Extrapolation to Absolute Zero:
If the pressure of a fixed-volume gas is plotted against temperature (in °C), the line is straight.
- Extrapolating the line backward shows the pressure would become zero at a certain temperature.
- This temperature is called absolute zero (\( 0 \, K = -273.15^\circ C \)).
- Significance: Absolute zero is the lowest possible temperature, where particles would have minimum kinetic energy.
Example:
A gas at constant volume has pressures 1.0 × 105 Pa at 0°C and 1.5 × 105 Pa at 100°C. Estimate the temperature at which pressure becomes zero.
▶️ Answer/Explanation
Relation: \( \dfrac{P}{T(K)} = \text{constant} \).
Slope of P vs.

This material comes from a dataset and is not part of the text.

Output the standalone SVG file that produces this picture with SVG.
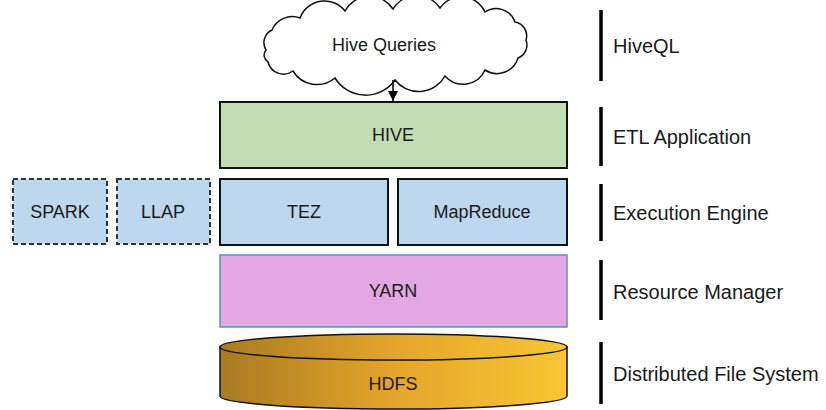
<svg xmlns="http://www.w3.org/2000/svg" width="826" height="410" viewBox="0 0 826 410">
<defs>
<style>
text{font-family:"Liberation Sans",Arial,sans-serif;fill:#1a1a1a;text-anchor:middle;dominant-baseline:central;font-size:18px}
.lbl{text-anchor:start;font-size:20px}
.box{stroke:#111;stroke-width:2}
.blue{fill:#bdd7ee}
.dash{fill:#bdd7ee;stroke:#333;stroke-width:2;stroke-dasharray:5 3}
.bar{stroke:#000;stroke-width:3.5}
</style>
<linearGradient id="gold" x1="0" y1="0" x2="1" y2="0">
<stop offset="0" stop-color="#a87a22"/>
<stop offset="0.5" stop-color="#e5a52b"/>
<stop offset="1" stop-color="#f8c634"/>
</linearGradient>
<marker id="arr" viewBox="0 0 10 10" refX="10" refY="5" markerWidth="10" markerHeight="10" markerUnits="userSpaceOnUse" orient="auto">
<path d="M0,0 L10,5 L0,10 Z" fill="#000"/>
</marker>
</defs>
<rect width="826" height="410" fill="#fff"/>

<g id="cloud">
<path d="M266,50 A14,14 0 0 1 272,30 A22,22 0 0 1 300,18 A26,26 0 0 1 345,11 A28,28 0 0 1 393,9 A28,28 0 0 1 440,8 A26,26 0 0 1 485,12 A20,20 0 0 1 515,22 A14,14 0 0 1 526,40 A14,14 0 0 1 518,58 A22,22 0 0 1 485,70 A24,24 0 0 1 445,76 A30,30 0 0 1 395,80 A36,36 0 0 1 335,78 A28,28 0 0 1 293,71 A16,16 0 0 1 268,62 A8,8 0 0 1 266,50 Z" fill="#fff" stroke="#111" stroke-width="1.5"/>
<text x="384" y="45">Hive Queries</text>
</g>

<g id="connectors">
<line x1="393" y1="80" x2="393" y2="101" stroke="#000" stroke-width="1.5" marker-end="url(#arr)"/>
</g>

<g id="hive">
<rect class="box" x="220" y="102" width="347" height="66" fill="#c3ddb3"/>
<text x="393" y="135">HIVE</text>
</g>
<g id="tez">
<rect class="box blue" x="220" y="179" width="168" height="66"/>
<text x="304" y="212">TEZ</text>
</g>
<g id="mapreduce">
<rect class="box blue" x="398" y="179" width="169" height="66"/>
<text x="482" y="212">MapReduce</text>
</g>
<g id="spark">
<rect class="dash" x="13" y="179" width="94" height="65"/>
<text x="60" y="212">SPARK</text>
</g>
<g id="llap">
<rect class="dash" x="117" y="179" width="93" height="65"/>
<text x="163" y="212">LLAP</text>
</g>
<g id="yarn">
<rect x="220" y="255" width="347" height="72" fill="#e3a7e4" stroke="#5b8fcc" stroke-width="1.5"/>
<text x="393" y="291">YARN</text>
</g>
<g id="hdfs">
<path d="M220,347 L220,396 A173.5,13 0 0 0 567,396 L567,347 Z" fill="url(#gold)" stroke="#111" stroke-width="1.5"/>
<ellipse cx="393.5" cy="347" rx="173.5" ry="13" fill="url(#gold)" stroke="#111" stroke-width="1.5"/>
<text x="393" y="384">HDFS</text>
</g>

<g id="legend">
<line class="bar" x1="601" y1="10" x2="601" y2="81"/>
<text class="lbl" x="613" y="46">HiveQL</text>
<line class="bar" x1="601" y1="107" x2="601" y2="166"/>
<text class="lbl" x="613" y="137">ETL Application</text>
<line class="bar" x1="601" y1="184" x2="601" y2="241"/>
<text class="lbl" x="613" y="213">Execution Engine</text>
<line class="bar" x1="601" y1="260" x2="601" y2="320"/>
<text class="lbl" x="613" y="292">Resource Manager</text>
<line class="bar" x1="601" y1="342" x2="601" y2="404"/>
<text class="lbl" x="613" y="374">Distributed File System</text>
</g>
</svg>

T line: \( \dfrac{1.5 \times 10^5 – 1.0 \times 10^5}{100 – 0} = 500 \, Pa/°C \).
Extrapolate: \( T = \dfrac{-1.0 \times 10^5}{500} = -200^\circ C \) (approx).
Answer: Zero pressure at ≈ -200°C (real absolute zero is -273°C, deviation due to experimental data).
Example :
A gas has a volume of 2.0 L at 0°C and 2.73 L at 100°C, at constant pressure. Use a V–T graph to determine the temperature where volume would be zero.
▶️ Answer/Explanation
Graph shows straight-line relation: \( V \propto T \).
Slope: \( \dfrac{2.73 – 2.0}{100 – 0} = 0.0073 \, L/°C \).
Extrapolate: \( 0 = 2.0 + (0.0073)(T) \).
\( T = -273^\circ C \).
Answer: Extrapolated zero volume at ≈ -273°C → consistent with absolute zero.